Lo decía en serio. Gav debió de darse cuenta, pues soltó un taco entre dientes y, al llegar al siguiente cruce, giró hacia el centro de investigación en lugar de hacia el puerto. Ya habíamos dejado atrás el hospital. El cuatro por cuatro tomó una cuesta abajo y, en aquel momento, el suelo tembló con una tercera explosión. Comprobé que llevaba las llaves en el bolsillo del abrigo.

El centro de investigación seguía de una pieza cuando llegamos. El coche derrapó y yo bajé de un salto. Gav dejó el motor en marcha y corrí hacia la puerta a través de la nieve.

Hurgué el cerrojo con la llave y, con delicadeza, abrí la puerta. Las botas me resbalaron sobre el suelo liso. La nevera portátil y el resto de las provisiones estaban donde las había dejado. Metí los frasquitos con las muestras y las compresas heladas del congelador en la nevera portátil, y coloqué el resto encima para asegurarme de que no me dejaba nada.

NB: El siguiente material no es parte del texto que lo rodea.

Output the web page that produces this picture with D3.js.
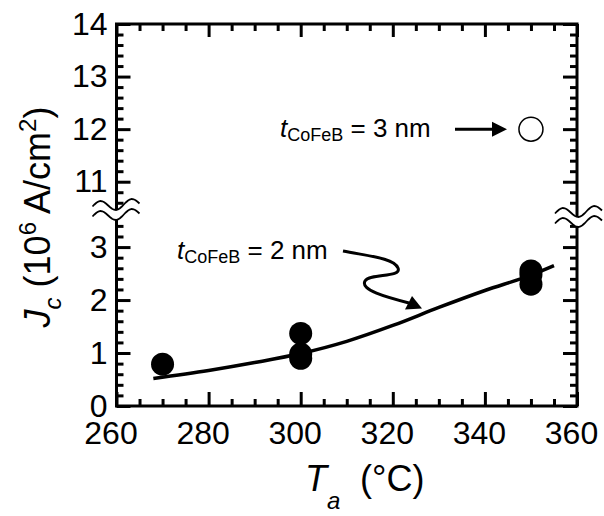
<!DOCTYPE html>
<html>
<head>
<meta charset="utf-8">
<script src="https://cdn.jsdelivr.net/npm/d3@7"></script>
<style>
  body { margin: 0; background: #fff; }
  text { font-family: "Liberation Sans", Arial, sans-serif; fill: #000; }
</style>
</head>
<body>
<div id="chart"></div>
<script>
// data
let arrDotT = [270, 300, 300, 300, 350, 350, 350];
let arrDotJ = [0.79, 1.37, 0.98, 0.90, 2.55, 2.48, 2.30];
let arrOpenT = [350];
let arrOpenJ = [12];
let arrFitT = [268, 280, 290, 300, 310, 320, 330, 340, 350, 355];
let arrFitJ = [0.52, 0.67, 0.82, 0.99, 1.22, 1.52, 1.86, 2.18, 2.47, 2.65];
let arrXTicks = [260, 280, 300, 320, 340, 360];
let arrYTicks = [0, 1, 2, 3, 11, 12, 13, 14];

let intTotalWid = 604;
let intTotalHgt = 516;

let svg = d3.select("#chart")
  .append("svg")
  .attr("width", intTotalWid)
  .attr("height", intTotalHgt);

// x scale, and a broken y scale (0..3.7 below the break, 10.5..14 above)
let fnX = d3.scaleLinear().domain([260, 360]).range([116.5, 577]);
let fnY = d3.scaleLinear().domain([0, 3.7, 10.5, 14]).range([406, 210, 208, 24]);

let intLeft = fnX(260), intRight = fnX(360), intTop = fnY(14), intBot = fnY(0);

// minor ticks: every 5 on x, every 0.2 on y (skipping the break)
let arrXMinor = d3.range(260, 361, 5).filter(v => v % 20 !== 0);
let arrYMinor = d3.range(0, 3.5, 0.2).concat(d3.range(10.6, 14.01, 0.2))
  .map(v => Math.round(v * 10) / 10)
  .filter(v => !Number.isInteger(v));

function styleAxis(g) {
  g.select(".domain").remove();
  g.selectAll(".tick line").attr("stroke", "#000").attr("stroke-width", 3);
  g.selectAll(".tick text").attr("font-size", 32).attr("fill", "#000");
}

// bottom
svg.append("g").attr("transform", `translate(0,${intBot})`)
  .call(d3.axisBottom(fnX).tickValues(arrXTicks).tickSizeInner(-14).tickPadding(15).tickFormat(d3.format("d")))
  .call(styleAxis)
  .call(g => g.selectAll(".tick text").attr("dx", -6));
svg.append("g").attr("transform", `translate(0,${intBot})`)
  .call(d3.axisBottom(fnX).tickValues(arrXMinor).tickSizeInner(-7).tickFormat(""))
  .call(styleAxis);
// top
svg.append("g").attr("transform", `translate(0,${intTop})`)
  .call(d3.axisTop(fnX).tickValues(arrXTicks).tickSizeInner(-13).tickFormat(""))
  .call(styleAxis);
svg.append("g").attr("transform", `translate(0,${intTop})`)
  .call(d3.axisTop(fnX).tickValues(arrXMinor).tickSizeInner(-7).tickFormat(""))
  .call(styleAxis);
// left
svg.append("g").attr("transform", `translate(${intLeft},0)`)
  .call(d3.axisLeft(fnY).tickValues(arrYTicks).tickSizeInner(-14).tickPadding(9).tickFormat(d3.format("d")))
  .call(styleAxis);
svg.append("g").attr("transform", `translate(${intLeft},0)`)
  .call(d3.axisLeft(fnY).tickValues(arrYMinor).tickSizeInner(-7).tickFormat(""))
  .call(styleAxis);
// right
svg.append("g").attr("transform", `translate(${intRight},0)`)
  .call(d3.axisRight(fnY).tickValues(arrYTicks).tickSizeInner(-14).tickFormat(""))
  .call(styleAxis);
svg.append("g").attr("transform", `translate(${intRight},0)`)
  .call(d3.axisRight(fnY).tickValues(arrYMinor).tickSizeInner(-7).tickFormat(""))
  .call(styleAxis);

// frame
svg.append("rect")
  .attr("x", intLeft).attr("y", intTop)
  .attr("width", intRight - intLeft).attr("height", intBot - intTop)
  .attr("fill", "none").attr("stroke", "#000").attr("stroke-width", 3);

// axis break marks
function wavePts(x0, yc, w) {
  let arr = [];
  for (let i = 0; i <= 24; i++) {
    let x = x0 + w * i / 24;
    let y = yc - 5 * Math.sin(2 * Math.PI * 1.5 * i / 24) - 5 * (i / 24 - 0.5) * 0.6;
    arr.push([x, y]);
  }
  return arr;
}
[[intLeft - 24, 210], [intRight - 22, 217]].forEach(([x0, yc]) => {
  let w = 47;
  let top = wavePts(x0, yc - 5, w), bot = wavePts(x0, yc + 5, w);
  // white band between the two waves
  svg.append("path")
    .attr("d", d3.line()(top.concat(bot.slice().reverse())) + "Z")
    .attr("fill", "#fff");
  [top, bot].forEach(arr => {
    svg.append("path").attr("d", d3.line()(arr))
      .attr("fill", "none").attr("stroke", "#000").attr("stroke-width", 1.8);
  });
});

// fit line
svg.append("path")
  .datum(d3.zip(arrFitT, arrFitJ))
  .attr("d", d3.line().x(d => fnX(d[0])).y(d => fnY(d[1])).curve(d3.curveMonotoneX))
  .attr("fill", "none").attr("stroke", "#000").attr("stroke-width", 3.5);

// filled points (2 nm)
svg.selectAll(".dot")
  .data(d3.zip(arrDotT, arrDotJ))
  .enter().append("circle")
  .attr("class", "dot")
  .attr("cx", d => fnX(d[0]))
  .attr("cy", d => fnY(d[1]))
  .attr("r", 11.5)
  .attr("fill", "#000");

// open point (3 nm)
svg.selectAll(".open")
  .data(d3.zip(arrOpenT, arrOpenJ))
  .enter().append("circle")
  .attr("class", "open")
  .attr("cx", d => fnX(d[0]))
  .attr("cy", d => fnY(d[1]))
  .attr("r", 12)
  .attr("fill", "#fff").attr("stroke", "#000").attr("stroke-width", 1.5);

// labels
function addLabel(x, y, strVal) {
  let t = svg.append("text").attr("x", x).attr("y", y).attr("font-size", 26);
  t.append("tspan").attr("font-style", "italic").text("t");
  t.append("tspan").attr("font-size", 18).attr("dy", 4).text("CoFeB");
  t.append("tspan").attr("dy", -4).text(` = ${strVal} nm`);
}
addLabel(280, 137, "3");
addLabel(177, 259, "2");

// straight arrow to the open circle
let yArr = fnY(12);
svg.append("line")
  .attr("x1", 455).attr("y1", yArr).attr("x2", 495).attr("y2", yArr)
  .attr("stroke", "#000").attr("stroke-width", 3);
svg.append("path")
  .attr("d", `M507,${yArr}L492,${yArr - 7.5}L492,${yArr + 7.5}Z`)
  .attr("fill", "#000");

// wavy arrow to the fit line
svg.append("path")
  .attr("d", "M343,251C368,256 394,258 398,268C402,278 370,273 365,281C360,290 386,297 409,303")
  .attr("fill", "none").attr("stroke", "#000").attr("stroke-width", 3);
svg.append("path")
  .attr("d", "M422,308.5L405,309.5L412,296Z")
  .attr("fill", "#000");

// axis titles
let tx = svg.append("text").attr("x", 305).attr("y", 491).attr("font-size", 36);
tx.append("tspan").attr("font-style", "italic").text("T");
tx.append("tspan").attr("font-style", "italic").attr("font-size", 24).attr("dy", 18).text("a");
tx.append("tspan").attr("x", 360).attr("dy", -18).text("(°C)");

let ty = svg.append("text")
  .attr("transform", "translate(50,217) rotate(-90)")
  .attr("text-anchor", "middle")
  .attr("font-size", 36);
ty.append("tspan").attr("font-style", "italic").text("J");
ty.append("tspan").attr("font-style", "italic").attr("font-size", 24).attr("dy", 11).text("c");
ty.append("tspan").attr("dy", -11).text(" (10");
ty.append("tspan").attr("font-size", 24).attr("dy", -14).text("6");
ty.append("tspan").attr("dy", 14).text(" A/cm");
ty.append("tspan").attr("font-size", 24).attr("dy", -14).text("2");
ty.append("tspan").attr("dy", 14).text(")");
</script>
</body>
</html>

Cuando volví a salir, vi una columna de humo que se elevaba desde detrás de los árboles, tan densa que parecía como si toda la ciudad estuviera ardiendo. «El hospital no, por favor», pensé, y volví a meterme en el coche.

Pasé todo el trayecto hasta el puerto abrazada a la nevera, con los ojos cerrados. El acre olor a quemado me llenaba la nariz. El helicóptero volvió a pasar retumbando por encima de nosotros; me estremecí y me aferré a la nevera aún con más fuerza. Era incapaz de decir si el estruendo que oíamos correspondía a bombas, a edificios que se derrumbaban o a algo que no podía ni imaginarme. Gav respiraba pesadamente mientras conducía el coche de un lado a otro de la calle.

Cuando llegamos, el coche de Tessa estaba ya junto al puerto. Aparcamos junto a este y bajé trastabillando, con la neverita entre las manos. La lancha oscilaba con las olas, al final de uno de los muelles. Meredith y los otros ya nos esperaban dentro. Gav y yo cruzamos el muelle corriendo; notaba su mano en la espalda. Tessa me cogió la nevera y nos ayudó a subir a bordo.

—Quería marcharse sin vosotros —dijo Meredith, sollozando, y le dirigió una mirada asesina al piloto—. Le hemos dicho que, si lo intentaba, lo tirábamos de la lancha.

El piloto (nuestro salvador) estaba demasiado ocupado rastreando el cielo como para sentirse culpable.

—Bueno, ahora sí que nos vamos —anunció, aferrándose al timón—. Antes de que nos vean.

—Pero seguro que otras personas del pueblo acudirán al puerto para intentar marcharse —protesté—. El resto de las barcas están destrozadas, tenemos que esperar por si…

—No —me cortó el hombre—. Bastante suerte hemos tenido de que no nos hayan matado ya.

Entonces hizo girar el timón y la barca se alejó del muelle. Mientras nos dirigíamos a toda velocidad hacia el continente, me volví hacia la isla. El pueblo donde había pasado la mayor parte de mi vida titilaba entre el humo y las llamas, cada vez más pequeño, mientras el espacio que nos separaba de la isla se iba ensanchando.